▸ WHAT YOU NEED TO DO:
Transcribe the material in full. Nothing should differ except that the pictures are left out.

▸ AVAILABLE DATA:
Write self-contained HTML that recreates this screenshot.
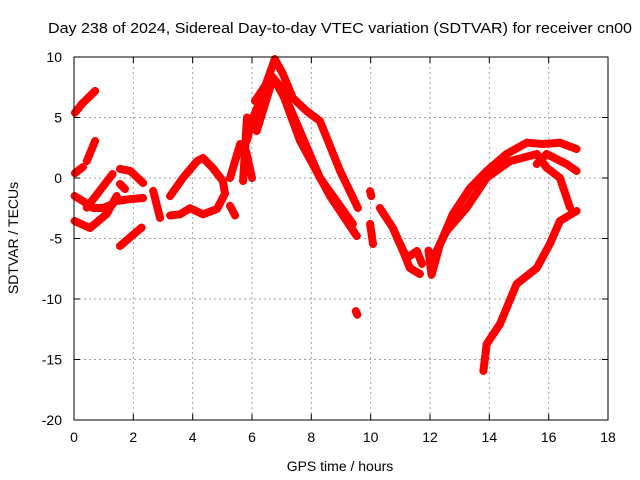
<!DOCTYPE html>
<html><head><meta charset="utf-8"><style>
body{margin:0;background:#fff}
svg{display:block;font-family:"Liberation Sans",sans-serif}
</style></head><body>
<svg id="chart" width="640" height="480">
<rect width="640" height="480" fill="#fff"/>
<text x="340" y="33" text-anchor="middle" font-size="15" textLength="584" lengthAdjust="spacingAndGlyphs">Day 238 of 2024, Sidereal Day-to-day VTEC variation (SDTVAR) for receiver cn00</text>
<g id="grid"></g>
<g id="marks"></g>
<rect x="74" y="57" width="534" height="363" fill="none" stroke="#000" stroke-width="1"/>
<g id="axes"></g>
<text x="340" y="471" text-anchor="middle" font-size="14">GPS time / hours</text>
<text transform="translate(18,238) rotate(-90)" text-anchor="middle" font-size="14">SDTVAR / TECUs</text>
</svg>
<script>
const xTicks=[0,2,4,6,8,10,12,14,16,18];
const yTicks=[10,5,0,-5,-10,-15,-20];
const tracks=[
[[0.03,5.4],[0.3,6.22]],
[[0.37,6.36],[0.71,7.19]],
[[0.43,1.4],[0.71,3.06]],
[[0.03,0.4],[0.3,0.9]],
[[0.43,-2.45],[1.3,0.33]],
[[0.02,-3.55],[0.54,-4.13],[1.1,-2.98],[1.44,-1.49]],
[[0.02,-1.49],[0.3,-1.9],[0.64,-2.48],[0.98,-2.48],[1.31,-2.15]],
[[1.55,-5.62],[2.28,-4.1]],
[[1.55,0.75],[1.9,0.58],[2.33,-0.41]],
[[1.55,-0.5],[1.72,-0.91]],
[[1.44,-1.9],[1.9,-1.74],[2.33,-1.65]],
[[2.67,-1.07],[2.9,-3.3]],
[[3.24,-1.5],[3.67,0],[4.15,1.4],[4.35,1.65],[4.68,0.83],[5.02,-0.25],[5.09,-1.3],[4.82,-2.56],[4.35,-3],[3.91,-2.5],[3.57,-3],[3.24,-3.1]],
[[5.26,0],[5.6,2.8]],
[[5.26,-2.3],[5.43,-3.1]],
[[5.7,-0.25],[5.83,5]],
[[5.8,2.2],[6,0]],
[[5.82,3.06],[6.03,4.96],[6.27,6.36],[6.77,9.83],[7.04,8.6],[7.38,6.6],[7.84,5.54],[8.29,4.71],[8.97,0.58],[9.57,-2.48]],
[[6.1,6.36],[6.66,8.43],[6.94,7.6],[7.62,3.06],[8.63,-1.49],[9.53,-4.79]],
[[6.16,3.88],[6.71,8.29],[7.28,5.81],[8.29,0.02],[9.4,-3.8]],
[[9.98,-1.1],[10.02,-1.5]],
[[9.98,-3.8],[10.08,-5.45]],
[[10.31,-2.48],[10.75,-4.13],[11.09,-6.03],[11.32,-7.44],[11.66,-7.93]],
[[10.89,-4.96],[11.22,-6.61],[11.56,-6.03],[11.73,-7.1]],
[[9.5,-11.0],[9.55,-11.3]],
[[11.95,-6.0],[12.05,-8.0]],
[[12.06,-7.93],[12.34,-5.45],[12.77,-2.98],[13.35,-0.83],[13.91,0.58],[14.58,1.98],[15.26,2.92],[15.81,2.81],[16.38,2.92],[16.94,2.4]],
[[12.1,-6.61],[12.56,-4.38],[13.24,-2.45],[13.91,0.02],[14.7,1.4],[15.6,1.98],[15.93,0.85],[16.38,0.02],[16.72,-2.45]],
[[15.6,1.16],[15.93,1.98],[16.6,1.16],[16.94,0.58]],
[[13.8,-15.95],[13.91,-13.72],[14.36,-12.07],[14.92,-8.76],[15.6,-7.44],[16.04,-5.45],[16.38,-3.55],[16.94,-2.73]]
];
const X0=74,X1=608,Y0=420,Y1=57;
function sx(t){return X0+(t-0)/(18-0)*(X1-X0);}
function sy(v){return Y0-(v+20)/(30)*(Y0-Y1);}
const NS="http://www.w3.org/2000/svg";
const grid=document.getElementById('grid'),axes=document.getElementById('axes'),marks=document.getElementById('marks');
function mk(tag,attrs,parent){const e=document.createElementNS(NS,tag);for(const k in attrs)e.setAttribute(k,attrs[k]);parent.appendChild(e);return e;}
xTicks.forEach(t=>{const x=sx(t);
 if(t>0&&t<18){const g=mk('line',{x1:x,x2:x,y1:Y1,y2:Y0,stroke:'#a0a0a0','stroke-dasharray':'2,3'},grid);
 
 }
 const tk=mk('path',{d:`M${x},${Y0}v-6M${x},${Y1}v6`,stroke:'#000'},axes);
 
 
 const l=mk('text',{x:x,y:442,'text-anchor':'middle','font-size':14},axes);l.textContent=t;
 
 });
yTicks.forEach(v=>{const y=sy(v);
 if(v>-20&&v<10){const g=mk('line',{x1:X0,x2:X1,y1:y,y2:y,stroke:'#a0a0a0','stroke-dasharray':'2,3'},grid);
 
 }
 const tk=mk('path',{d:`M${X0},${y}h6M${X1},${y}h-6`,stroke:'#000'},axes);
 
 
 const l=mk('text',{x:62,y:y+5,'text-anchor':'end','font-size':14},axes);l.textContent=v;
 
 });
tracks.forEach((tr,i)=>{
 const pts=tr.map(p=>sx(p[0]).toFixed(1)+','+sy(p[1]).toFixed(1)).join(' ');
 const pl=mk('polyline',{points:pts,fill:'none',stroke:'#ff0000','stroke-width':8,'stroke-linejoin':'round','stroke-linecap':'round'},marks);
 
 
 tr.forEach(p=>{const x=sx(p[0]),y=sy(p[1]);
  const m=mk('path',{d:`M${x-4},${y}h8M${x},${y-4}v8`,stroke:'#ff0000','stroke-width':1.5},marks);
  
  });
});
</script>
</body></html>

▸ WORKED ANSWER:
Write self-contained HTML that recreates this screenshot.
<!DOCTYPE html>
<html><head><meta charset="utf-8"><style>
body{margin:0;background:#fff}
svg{display:block;font-family:"Liberation Sans",sans-serif}
</style></head><body>
<svg id="chart" width="640" height="480">
<rect width="640" height="480" fill="#fff"/>
<text x="340" y="33" text-anchor="middle" font-size="15" textLength="584" lengthAdjust="spacingAndGlyphs">Day 238 of 2024, Sidereal Day-to-day VTEC variation (SDTVAR) for receiver cn00</text>
<g id="grid"></g>
<g id="marks"></g>
<rect x="74" y="57" width="534" height="363" fill="none" stroke="#000" stroke-width="1"/>
<g id="axes"></g>
<text x="340" y="471" text-anchor="middle" font-size="14">GPS time / hours</text>
<text transform="translate(18,238) rotate(-90)" text-anchor="middle" font-size="14">SDTVAR / TECUs</text>
</svg>
<script>
const xTicks=[0,2,4,6,8,10,12,14,16,18];
const yTicks=[10,5,0,-5,-10,-15,-20];
const tracks=[
[[0.03,5.4],[0.3,6.22]],
[[0.37,6.36],[0.71,7.19]],
[[0.43,1.4],[0.71,3.06]],
[[0.03,0.4],[0.3,0.9]],
[[0.43,-2.45],[1.3,0.33]],
[[0.02,-3.55],[0.54,-4.13],[1.1,-2.98],[1.44,-1.49]],
[[0.02,-1.49],[0.3,-1.9],[0.64,-2.48],[0.98,-2.48],[1.31,-2.15]],
[[1.55,-5.62],[2.28,-4.1]],
[[1.55,0.75],[1.9,0.58],[2.33,-0.41]],
[[1.55,-0.5],[1.72,-0.91]],
[[1.44,-1.9],[1.9,-1.74],[2.33,-1.65]],
[[2.67,-1.07],[2.9,-3.3]],
[[3.24,-1.5],[3.67,0],[4.15,1.4],[4.35,1.65],[4.68,0.83],[5.02,-0.25],[5.09,-1.3],[4.82,-2.56],[4.35,-3],[3.91,-2.5],[3.57,-3],[3.24,-3.1]],
[[5.26,0],[5.6,2.8]],
[[5.26,-2.3],[5.43,-3.1]],
[[5.7,-0.25],[5.83,5]],
[[5.8,2.2],[6,0]],
[[5.82,3.06],[6.03,4.96],[6.27,6.36],[6.77,9.83],[7.04,8.6],[7.38,6.6],[7.84,5.54],[8.29,4.71],[8.97,0.58],[9.57,-2.48]],
[[6.1,6.36],[6.66,8.43],[6.94,7.6],[7.62,3.06],[8.63,-1.49],[9.53,-4.79]],
[[6.16,3.88],[6.71,8.29],[7.28,5.81],[8.29,0.02],[9.4,-3.8]],
[[9.98,-1.1],[10.02,-1.5]],
[[9.98,-3.8],[10.08,-5.45]],
[[10.31,-2.48],[10.75,-4.13],[11.09,-6.03],[11.32,-7.44],[11.66,-7.93]],
[[10.89,-4.96],[11.22,-6.61],[11.56,-6.03],[11.73,-7.1]],
[[9.5,-11.0],[9.55,-11.3]],
[[11.95,-6.0],[12.05,-8.0]],
[[12.06,-7.93],[12.34,-5.45],[12.77,-2.98],[13.35,-0.83],[13.91,0.58],[14.58,1.98],[15.26,2.92],[15.81,2.81],[16.38,2.92],[16.94,2.4]],
[[12.1,-6.61],[12.56,-4.38],[13.24,-2.45],[13.91,0.02],[14.7,1.4],[15.6,1.98],[15.93,0.85],[16.38,0.02],[16.72,-2.45]],
[[15.6,1.16],[15.93,1.98],[16.6,1.16],[16.94,0.58]],
[[13.8,-15.95],[13.91,-13.72],[14.36,-12.07],[14.92,-8.76],[15.6,-7.44],[16.04,-5.45],[16.38,-3.55],[16.94,-2.73]]
];
const X0=74,X1=608,Y0=420,Y1=57;
function sx(t){return X0+(t-0)/(18-0)*(X1-X0);}
function sy(v){return Y0-(v+20)/(30)*(Y0-Y1);}
const NS="http://www.w3.org/2000/svg";
const grid=document.getElementById('grid'),axes=document.getElementById('axes'),marks=document.getElementById('marks');
function mk(tag,attrs,parent){const e=document.createElementNS(NS,tag);for(const k in attrs)e.setAttribute(k,attrs[k]);parent.appendChild(e);return e;}
xTicks.forEach(t=>{const x=sx(t);
 if(t>0&&t<18){const g=mk('line',{x1:x,x2:x,y1:Y1,y2:Y0,stroke:'#a0a0a0','stroke-dasharray':'2,3'},grid);
 
 }
 const tk=mk('path',{d:`M${x},${Y0}v-6M${x},${Y1}v6`,stroke:'#000'},axes);
 
 
 const l=mk('text',{x:x,y:442,'text-anchor':'middle','font-size':14},axes);l.textContent=t;
 
 });
yTicks.forEach(v=>{const y=sy(v);
 if(v>-20&&v<10){const g=mk('line',{x1:X0,x2:X1,y1:y,y2:y,stroke:'#a0a0a0','stroke-dasharray':'2,3'},grid);
 
 }
 const tk=mk('path',{d:`M${X0},${y}h6M${X1},${y}h-6`,stroke:'#000'},axes);
 
 
 const l=mk('text',{x:62,y:y+5,'text-anchor':'end','font-size':14},axes);l.textContent=v;
 
 });
tracks.forEach((tr,i)=>{
 const pts=tr.map(p=>sx(p[0]).toFixed(1)+','+sy(p[1]).toFixed(1)).join(' ');
 const pl=mk('polyline',{points:pts,fill:'none',stroke:'#ff0000','stroke-width':8,'stroke-linejoin':'round','stroke-linecap':'round'},marks);
 
 
 tr.forEach(p=>{const x=sx(p[0]),y=sy(p[1]);
  const m=mk('path',{d:`M${x-4},${y}h8M${x},${y-4}v8`,stroke:'#ff0000','stroke-width':1.5},marks);
  
  });
});
</script>
</body></html>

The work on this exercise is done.